The breach began with a single exposed token. Within minutes, personal data flowed out like water through a cracked pipe. The attacker never touched the database directly. They didn’t need to. A compromised JWT opened the gates.
PII leakage prevention starts here: control your tokens, or you control nothing. JWT-based authentication is fast, stateless, and widely used, but even strong cryptography can’t save weak implementation. Once an attacker gets an unexpired JWT, they own that identity. If that identity can pull Personally Identifiable Information (PII) without additional checks, leakage is inevitable.
To make JWT secure, treat every request as suspect.
- Short token lifetimes: Expire tokens in minutes, not days. Use refresh tokens with strict rotation.
- Audience and issuer claims: Validate them on every request. Reject tokens that fail.
- Key rotation: Automate it. Revoke compromised keys instantly.
- Minimal scopes: Don’t bake broad API rights into a single token.

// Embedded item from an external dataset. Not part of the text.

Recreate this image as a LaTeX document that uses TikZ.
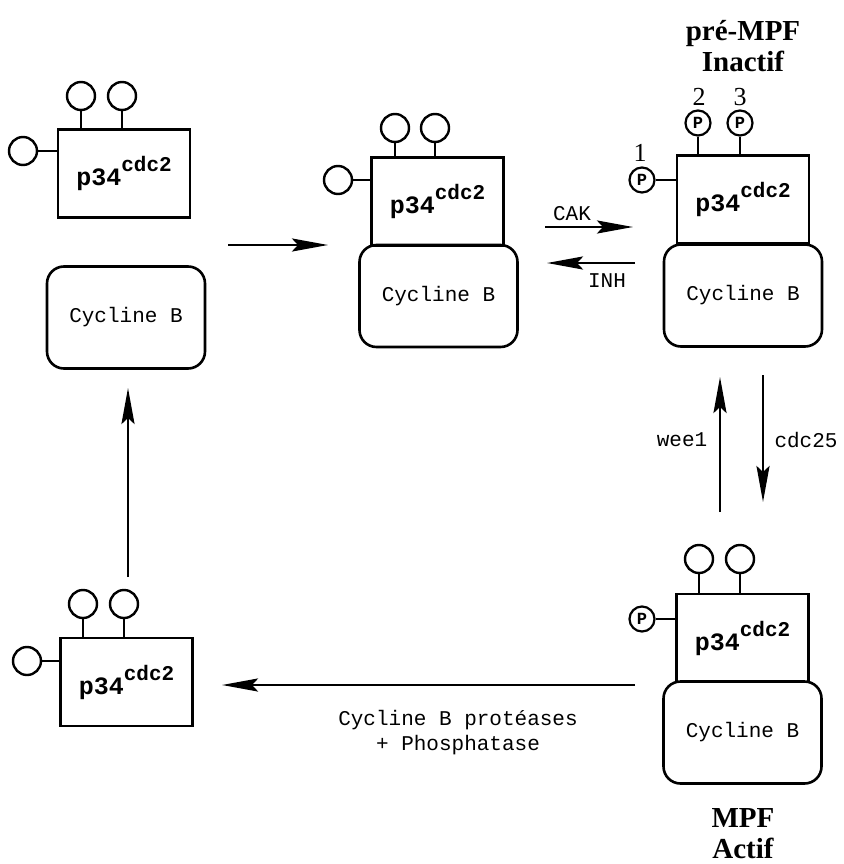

- Encrypted transport: Always require TLS. Prevent token capture in transit.
Preventing PII leakage means thinking beyond authentication. Apply authorization boundaries at every layer. Even if a JWT is valid, enforce field-level access rules. Mask sensitive fields for roles that don’t need them. Reduce surface area by excluding PII from responses unless explicitly requested and approved.